Following the release of the latest non-farm payroll report, market concerns about a potential U.S. economic slowdown have been reignited. Job growth came in significantly below expectations, and previous months’ figures were sharply revised downward. These developments pushed stock markets lower and revived expectations of a potential rate cut by the Federal Reserve, with U.S. Treasury yields declining accordingly.
However, current data still suggest the U.S. economy is in a soft landing phase. While the manufacturing and labor indicators have weakened, broader economic performance such as GDP growth remains steady. Second quarter GDP expanded at a 3.0% annual rate, outperforming market forecasts.

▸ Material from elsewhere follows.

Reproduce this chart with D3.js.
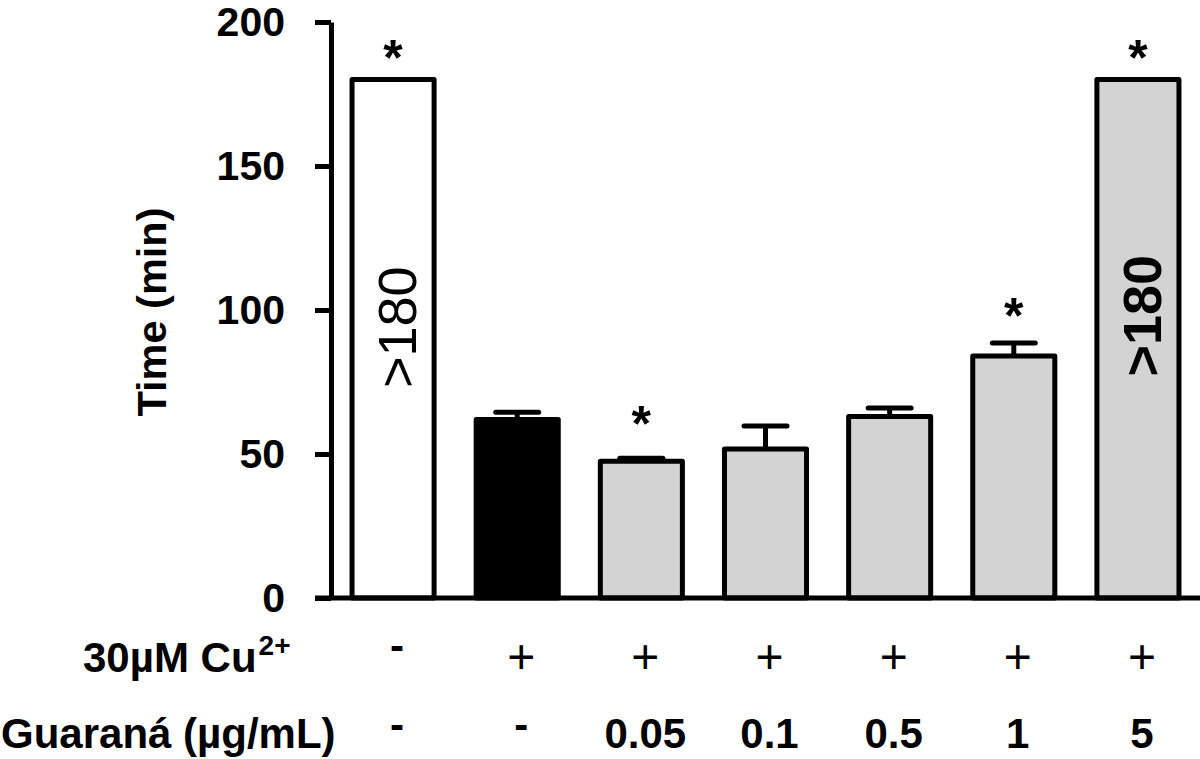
<!DOCTYPE html>
<html>
<head>
<meta charset="utf-8">
<script src="https://cdn.jsdelivr.net/npm/d3@7"></script>
<style>
  html, body { margin: 0; padding: 0; background: #fff; }
  svg { display: block; }
  text { font-family: "Liberation Sans", Arial, Helvetica, sans-serif; fill: #000; }
</style>
</head>
<body>
<svg id="chart" width="1200" height="759"></svg>
<script>
// ---- data ----
const groups = ["ctrl", "cu", "g0.05", "g0.1", "g0.5", "g1", "g5"];
const times = [180, 62, 47.5, 51.7, 63, 84, 180];
const errors = [0, 2.5, 1, 8, 3, 4.5, 0];
const significant = [true, false, true, false, false, true, true];
const barLabels = [">180", "", "", "", "", "", ">180"];
const copperRow = ["-", "+", "+", "+", "+", "+", "+"];
const guaranaRow = ["-", "-", "0.05", "0.1", "0.5", "1", "5"];
const yTicks = [0, 50, 100, 150, 200];

// ---- layout ----
const svg = d3.select("#chart");
const font = '"Liberation Sans", Arial, Helvetica, sans-serif';
const axisX = 331, baseY = 598, topY = 22, rightX = 1200;

const x = d3.scaleBand().domain(groups).range([axisX, rightX])
  .paddingInner(0.339).paddingOuter(0.1695);
const y = d3.scaleLinear().domain([0, 200]).range([baseY, topY]);

const fillFor = i => i === 0 ? "#ffffff" : (i === 1 ? "#000000" : "#d3d3d3");
const cx = i => x(groups[i]) + x.bandwidth() / 2;

// error bars (drawn under bars)
const capHalf = 21.5;
const eg = svg.append("g");
times.forEach((v, i) => {
  if (!errors[i]) return;
  eg.append("line").attr("x1", cx(i)).attr("x2", cx(i))
    .attr("y1", y(v)).attr("y2", y(v + errors[i]))
    .attr("stroke", "#000").attr("stroke-width", 5);
  eg.append("line").attr("x1", cx(i) - capHalf).attr("x2", cx(i) + capHalf)
    .attr("y1", y(v + errors[i])).attr("y2", y(v + errors[i]))
    .attr("stroke", "#000").attr("stroke-width", 5).attr("stroke-linecap", "round");
});

// bars
svg.append("g").selectAll("rect").data(times).join("rect")
  .attr("x", (d, i) => x(groups[i]))
  .attr("y", d => y(d))
  .attr("width", x.bandwidth())
  .attr("height", d => y(0) - y(d))
  .attr("fill", (d, i) => fillFor(i))
  .attr("stroke", "#000").attr("stroke-width", 5)
  .attr("stroke-linejoin", "round");

// labels inside tall bars
barLabels.forEach((t, i) => {
  if (!t) return;
  const midY = i === 0 ? y(94) : y(98);
  svg.append("text")
    .attr("transform", `translate(${cx(i) + 23},${midY}) rotate(-90)`)
    .attr("text-anchor", "middle")
    .attr("font-size", 54)
    .attr("font-weight", i === 0 ? "normal" : "bold")
    .text(t);
});

// significance asterisks
significant.forEach((s, i) => {
  if (!s) return;
  const top = y(times[i] + errors[i]);
  const gap = errors[i] ? 45 - (i === 5 ? 7 : 0) : 33;
  svg.append("text")
    .attr("x", cx(i)).attr("y", top - gap + 28)
    .attr("text-anchor", "middle")
    .attr("font-size", 50).attr("font-weight", "bold")
    .text("*");
});

// y axis
const yAxis = svg.append("g").attr("transform", `translate(${axisX},0)`)
  .call(d3.axisLeft(y).tickValues(yTicks).tickSize(16).tickSizeOuter(0).tickPadding(30));
yAxis.select(".domain").attr("stroke", "#000").attr("stroke-width", 5);
yAxis.selectAll(".tick line").attr("stroke", "#000").attr("stroke-width", 5);
yAxis.selectAll(".tick text")
  .attr("font-family", font).attr("font-size", 41).attr("font-weight", "bold")
  .attr("fill", "#000");

// x baseline
const xAxis = svg.append("g").attr("transform", `translate(0,${baseY})`)
  .call(d3.axisBottom(x).tickSize(0).tickFormat(""));
xAxis.select(".domain").attr("stroke", "#000").attr("stroke-width", 5)
  .attr("d", `M${axisX - 16},0H${rightX}`);

// y title
svg.append("text")
  .attr("transform", `translate(166,312) rotate(-90)`)
  .attr("text-anchor", "middle")
  .attr("font-size", 41.5).attr("font-weight", "bold")
  .text("Time (min)");

// bottom condition rows
const row1 = svg.append("text").attr("x", 83).attr("y", 672)
  .attr("font-size", 42).attr("font-weight", "bold");
row1.append("tspan").text("30µM Cu");
row1.append("tspan").attr("font-size", 28).attr("dy", -17).attr("dx", 2).text("2+");

svg.append("text").attr("x", 1).attr("y", 748)
  .attr("font-size", 42).attr("font-weight", "bold")
  .text("Guaraná (µg/mL)");

copperRow.forEach((t, i) => {
  const isDash = t === "-";
  svg.append("text")
    .attr("x", cx(i) + 4).attr("y", isDash ? 660 : 673)
    .attr("text-anchor", "middle")
    .attr("font-size", isDash ? 42 : 48)
    .attr("font-weight", isDash ? "bold" : "normal")
    .text(t);
});
guaranaRow.forEach((t, i) => {
  const isDash = t === "-";
  svg.append("text")
    .attr("x", cx(i) + 4).attr("y", isDash ? 739 : 748)
    .attr("text-anchor", "middle")
    .attr("font-size", 42).attr("font-weight", "bold")
    .text(t);
});
</script>
</body>
</html>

That said, a deeper look reveals that core private domestic demand—considered a more accurate measure of economic health—only grew 1.2%, indicating the growth was less driven by consumer activity and more by trade inventory adjustments.
In terms of labor, July saw only 73,000 new non-farm jobs, far below the expected 104,000. Furthermore, the unemployment rate edged up to 4.25%, the highest since 2021. While some of the weak data can be attributed to seasonal adjustments, the persistent concentration in lower-quality jobs and slowing employment momentum suggest that the labor market is cooling, albeit gradually.

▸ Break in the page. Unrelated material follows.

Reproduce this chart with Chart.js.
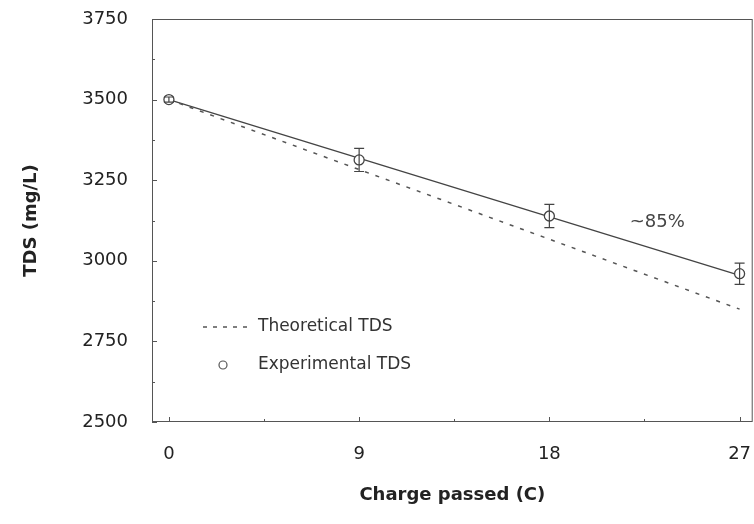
<!DOCTYPE html>
<html>
<head>
<meta charset="utf-8">
<script src="https://cdn.jsdelivr.net/npm/chart.js@4"></script>
<style>
  html, body { margin: 0; padding: 0; background: #fff; overflow: hidden; }
  #wrap { width: 759px; height: 524px; }
</style>
</head>
<body>
<div id="wrap"><canvas id="tdsChart"></canvas></div>
<script>
// data
const chargeC = [0, 9, 18, 27];
const theoreticalTDS = [3500, 3283, 3067, 2850];
const experimentalTDS = [3500, 3313, 3139, 2960];
const experimentalErr = [8, 36, 36, 33];
const fitCharge = [0, 27];
const fitTDS = [3500, 2955];
const xTicks = [0, 9, 18, 27];
const yTicks = [2500, 2750, 3000, 3250, 3500, 3750];
const annotationText = '~85%';

const FONT = 'DejaVu Sans';

function pts(xs, ys) {
    return xs.map((x, i) => ({ x: x, y: ys[i] }));
}

// box, inward ticks, error bars, legend and label
const extras = {
    id: 'extras',
    afterDatasetsDraw(chart) {
        const { ctx, chartArea: a, scales: { x, y } } = chart;
        ctx.save();

        // error bars
        ctx.strokeStyle = '#444';
        ctx.lineWidth = 1.2;
        chargeC.forEach((c, i) => {
            const px = x.getPixelForValue(c);
            const top = y.getPixelForValue(experimentalTDS[i] + experimentalErr[i]);
            const bot = y.getPixelForValue(experimentalTDS[i] - experimentalErr[i]);
            ctx.beginPath();
            ctx.moveTo(px, top); ctx.lineTo(px, bot);
            ctx.moveTo(px - 5, top); ctx.lineTo(px + 5, top);
            ctx.moveTo(px - 5, bot); ctx.lineTo(px + 5, bot);
            ctx.stroke();
        });

        // frame
        ctx.strokeStyle = '#555';
        ctx.lineWidth = 1;
        ctx.strokeRect(a.left + 0.5, a.top + 0.5, a.right - a.left - 1, a.bottom - a.top - 1);

        // inward ticks (major + minor)
        ctx.beginPath();
        for (let v = 2500; v <= 3750; v += 125) {
            const py = Math.round(y.getPixelForValue(v)) + 0.5;
            const len = v % 250 === 0 ? 5 : 3;
            ctx.moveTo(a.left, py); ctx.lineTo(a.left + len, py);
        }
        for (let v = 0; v <= 27; v += 4.5) {
            const px = Math.round(x.getPixelForValue(v)) + 0.5;
            const len = v % 9 === 0 ? 5 : 3;
            ctx.moveTo(px, a.bottom); ctx.lineTo(px, a.bottom - len);
        }
        ctx.stroke();

        // annotation
        ctx.fillStyle = '#444';
        ctx.font = '18px "' + FONT + '"';
        ctx.textBaseline = 'middle';
        ctx.textAlign = 'left';
        ctx.fillText(annotationText, x.getPixelForValue(21.8), y.getPixelForValue(3120));

        // legend
        const ds = chart.data.datasets;
        ctx.font = '17px "' + FONT + '"';
        ctx.fillStyle = '#333';
        ctx.strokeStyle = '#555';
        ctx.lineWidth = 1.4;
        ctx.setLineDash([4, 6]);
        ctx.beginPath();
        ctx.moveTo(203, 327); ctx.lineTo(249, 327);
        ctx.stroke();
        ctx.setLineDash([]);
        ctx.fillText(ds[1].label, 258, 327);
        ctx.beginPath();
        ctx.arc(223, 365, 4, 0, Math.PI * 2);
        ctx.lineWidth = 1.2;
        ctx.stroke();
        ctx.fillText(ds[0].label, 258, 365);

        ctx.restore();
    }
};

const ctx = document.getElementById('tdsChart').getContext('2d');
new Chart(ctx, {
    type: 'scatter',
    data: {
        datasets: [
            {
                label: 'Experimental TDS',
                data: pts(chargeC, experimentalTDS),
                pointRadius: 5,
                pointBorderWidth: 1.3,
                borderColor: '#444',
                backgroundColor: '#fff'
            },
            {
                label: 'Theoretical TDS',
                data: pts(chargeC, theoreticalTDS),
                showLine: true,
                pointRadius: 0,
                borderColor: '#555',
                borderWidth: 1.5,
                borderDash: [4, 7]
            },
            {
                label: 'Fit',
                data: pts(fitCharge, fitTDS),
                showLine: true,
                pointRadius: 0,
                borderColor: '#444',
                borderWidth: 1.3
            }
        ]
    },
    options: {
        responsive: true,
        maintainAspectRatio: false,
        animation: false,
        layout: { padding: { left: 0, right: 0, top: 19, bottom: 0 } },
        plugins: {
            legend: { display: false },
            tooltip: { enabled: false }
        },
        scales: {
            x: {
                type: 'linear',
                min: -0.8,
                max: 27.62,
                afterBuildTicks: scale => { scale.ticks = xTicks.map(v => ({ value: v })); },
                afterFit: scale => {
                    scale.height = 102;
                    scale.paddingLeft = 0;
                    scale.paddingRight = 0;
                },
                grid: { display: false, drawTicks: false },
                border: { display: false },
                ticks: {
                    padding: 22,
                    color: '#222',
                    font: { family: FONT, size: 18 },
                    callback: v => String(v)
                },
                title: {
                    display: true,
                    text: 'Charge passed (C)',
                    color: '#222',
                    font: { family: FONT, size: 18, weight: 'bold' },
                    padding: { top: 0, bottom: 18 }
                }
            },
            y: {
                min: 2500,
                max: 3750,
                afterBuildTicks: scale => { scale.ticks = yTicks.map(v => ({ value: v })); },
                afterFit: scale => {
                    scale.width = 152;
                    scale.paddingTop = 0;
                    scale.paddingBottom = 0;
                },
                grid: { display: false, drawTicks: false },
                border: { display: false },
                ticks: {
                    padding: 24,
                    color: '#222',
                    font: { family: FONT, size: 18 },
                    callback: v => String(v)
                },
                title: {
                    display: true,
                    text: 'TDS (mg/L)',
                    color: '#222',
                    font: { family: FONT, size: 18, weight: 'bold' },
                    padding: { top: 21, bottom: 0 }
                }
            }
        }
    },
    plugins: [extras]
});
</script>
</body>
</html>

On the monetary policy front, the Federal Reserve held rates steady in July, but internal divisions are becoming more apparent. Some members called for immediate rate cuts, arguing that the risks to employment outweigh inflation concerns. The Fed now faces a difficult balancing act, as inflation remains above target while labor indicators weaken.
Complicating the economic landscape further are geopolitical and trade developments. Former President Trump has signed an executive order implementing the so-called “Reciprocal Tariffs 2.0,” imposing adjusted tariffs on 69 countries. Although overall rates are slightly lower than previous versions, the tariffs could still impact global trade relations and contribute to inflationary pressure. In response, concerns about trade wars and legal challenges have added to market uncertainty.
In short, while the base case still points to a soft landing for the U.S. economy, many moving parts—ranging from labor market dynamics to international trade and internal policy shifts—could influence the trajectory. Investors and traders should brace for higher volatility in the coming months.